Entries provided:
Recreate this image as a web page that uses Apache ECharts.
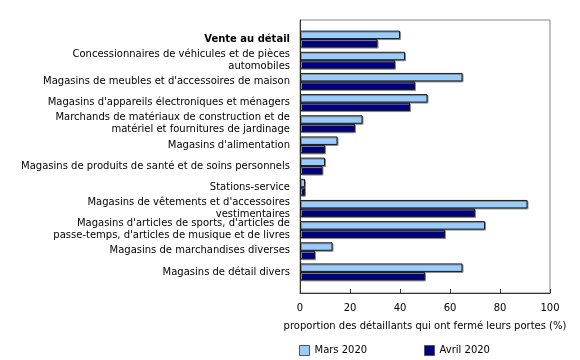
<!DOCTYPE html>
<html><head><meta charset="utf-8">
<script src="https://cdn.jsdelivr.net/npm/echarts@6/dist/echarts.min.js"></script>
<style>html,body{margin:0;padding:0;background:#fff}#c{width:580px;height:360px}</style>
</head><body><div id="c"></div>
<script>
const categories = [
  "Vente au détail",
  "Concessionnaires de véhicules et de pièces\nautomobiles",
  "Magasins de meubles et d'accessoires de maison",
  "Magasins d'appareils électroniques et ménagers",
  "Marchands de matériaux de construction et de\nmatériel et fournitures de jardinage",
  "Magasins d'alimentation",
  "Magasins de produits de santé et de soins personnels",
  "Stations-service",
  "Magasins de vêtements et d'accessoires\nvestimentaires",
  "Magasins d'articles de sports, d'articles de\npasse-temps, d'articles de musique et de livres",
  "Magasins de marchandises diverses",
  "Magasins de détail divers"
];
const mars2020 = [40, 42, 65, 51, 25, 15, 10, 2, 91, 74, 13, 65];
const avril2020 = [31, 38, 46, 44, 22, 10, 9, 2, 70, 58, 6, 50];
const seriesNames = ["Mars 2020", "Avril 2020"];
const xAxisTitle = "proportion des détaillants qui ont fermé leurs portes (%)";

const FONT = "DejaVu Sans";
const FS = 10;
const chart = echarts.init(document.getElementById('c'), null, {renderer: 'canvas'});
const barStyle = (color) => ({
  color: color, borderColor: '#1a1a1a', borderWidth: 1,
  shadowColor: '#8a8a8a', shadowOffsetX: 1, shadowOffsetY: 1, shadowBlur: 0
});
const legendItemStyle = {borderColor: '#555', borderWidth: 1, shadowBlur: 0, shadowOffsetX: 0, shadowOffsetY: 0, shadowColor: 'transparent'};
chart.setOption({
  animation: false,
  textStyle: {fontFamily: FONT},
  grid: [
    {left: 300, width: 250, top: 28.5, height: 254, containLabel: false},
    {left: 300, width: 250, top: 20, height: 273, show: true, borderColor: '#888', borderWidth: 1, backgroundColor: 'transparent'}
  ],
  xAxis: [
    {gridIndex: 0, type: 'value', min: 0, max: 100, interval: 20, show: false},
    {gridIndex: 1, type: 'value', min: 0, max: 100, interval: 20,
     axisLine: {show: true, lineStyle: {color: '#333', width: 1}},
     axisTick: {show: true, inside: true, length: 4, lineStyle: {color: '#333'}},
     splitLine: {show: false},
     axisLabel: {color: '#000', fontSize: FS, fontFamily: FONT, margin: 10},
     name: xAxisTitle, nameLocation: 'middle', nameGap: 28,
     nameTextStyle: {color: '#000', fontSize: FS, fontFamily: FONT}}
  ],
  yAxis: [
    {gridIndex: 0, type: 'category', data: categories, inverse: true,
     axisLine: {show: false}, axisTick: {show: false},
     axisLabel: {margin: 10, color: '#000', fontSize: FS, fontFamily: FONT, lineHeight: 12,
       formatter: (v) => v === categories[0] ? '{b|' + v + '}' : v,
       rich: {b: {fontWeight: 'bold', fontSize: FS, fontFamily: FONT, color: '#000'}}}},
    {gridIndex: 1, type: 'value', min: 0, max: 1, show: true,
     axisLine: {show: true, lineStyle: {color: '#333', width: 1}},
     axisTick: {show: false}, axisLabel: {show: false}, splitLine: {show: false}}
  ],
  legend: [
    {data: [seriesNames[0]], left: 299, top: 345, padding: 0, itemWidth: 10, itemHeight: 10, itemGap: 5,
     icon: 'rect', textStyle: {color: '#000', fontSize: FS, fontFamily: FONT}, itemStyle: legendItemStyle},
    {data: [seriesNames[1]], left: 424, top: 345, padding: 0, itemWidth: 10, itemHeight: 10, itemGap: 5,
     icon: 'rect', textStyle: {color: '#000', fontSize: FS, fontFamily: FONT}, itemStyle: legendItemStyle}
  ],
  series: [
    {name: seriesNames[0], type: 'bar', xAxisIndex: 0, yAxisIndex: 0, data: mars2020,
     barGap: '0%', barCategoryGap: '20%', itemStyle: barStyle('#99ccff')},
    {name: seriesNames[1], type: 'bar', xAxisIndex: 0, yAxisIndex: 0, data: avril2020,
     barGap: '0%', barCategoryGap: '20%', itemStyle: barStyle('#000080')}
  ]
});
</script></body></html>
...
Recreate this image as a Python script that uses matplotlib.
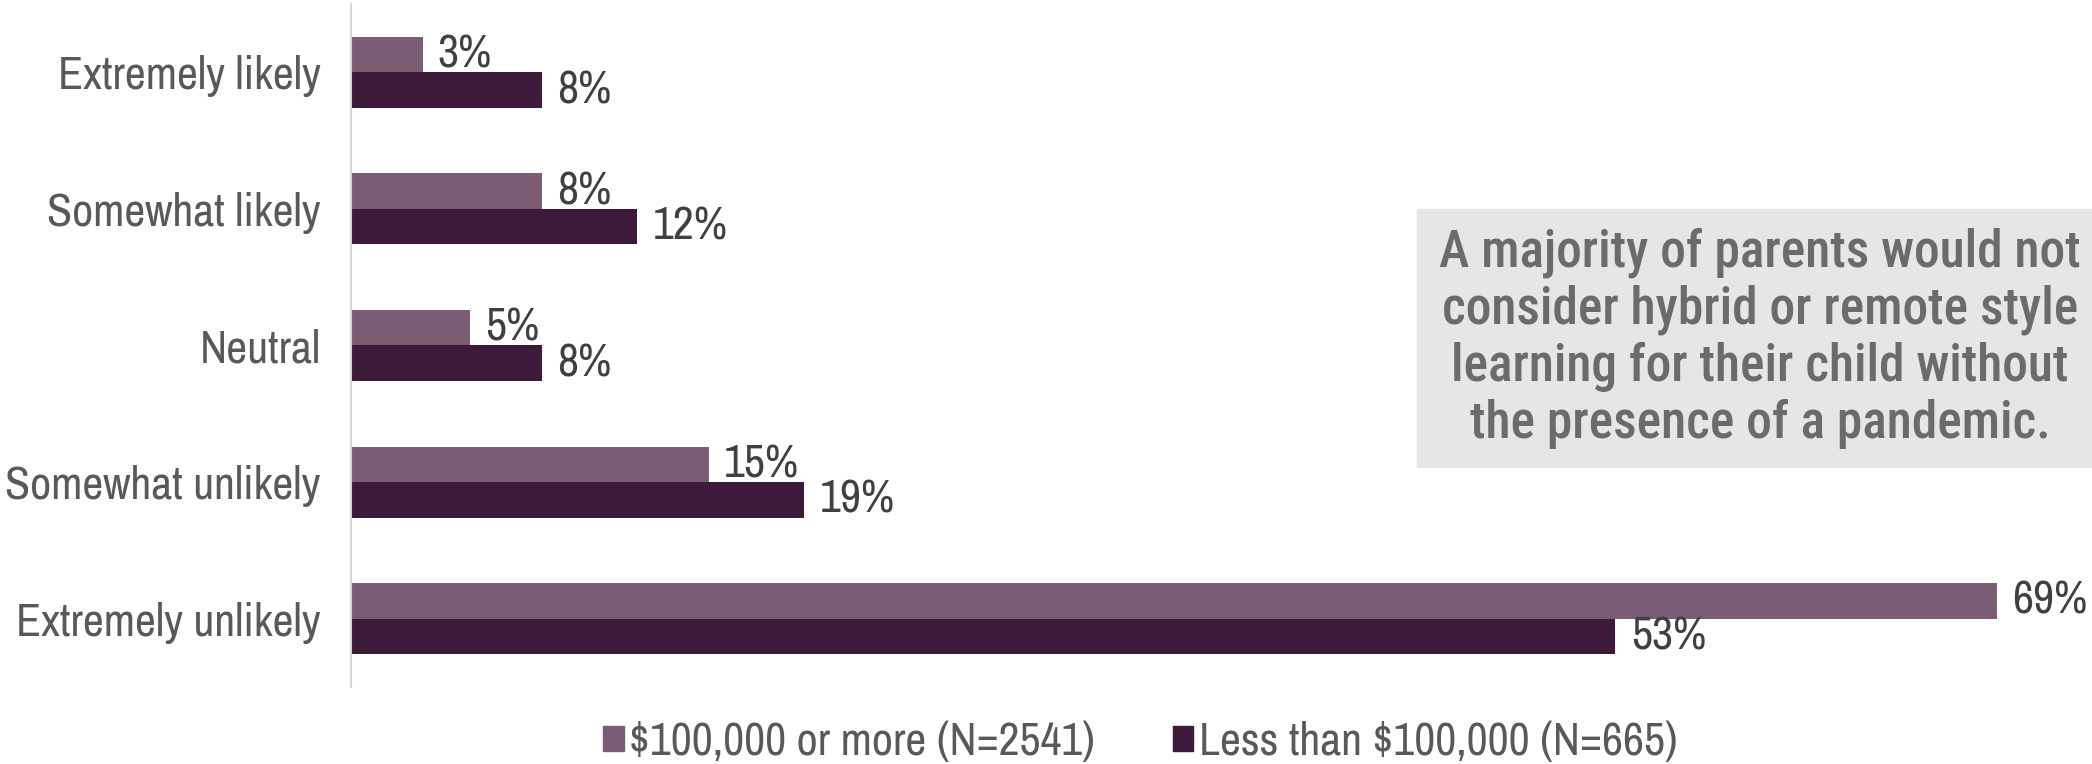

Stated goal:
Above are the records; copy every line in them that holds the word "script".

Written answer:
<script src="https://cdn.jsdelivr.net/npm/echarts@6/dist/echarts.min.js"></script>
<script>
</script></body></html>
Recreate this image as a Python script that uses matplotlib.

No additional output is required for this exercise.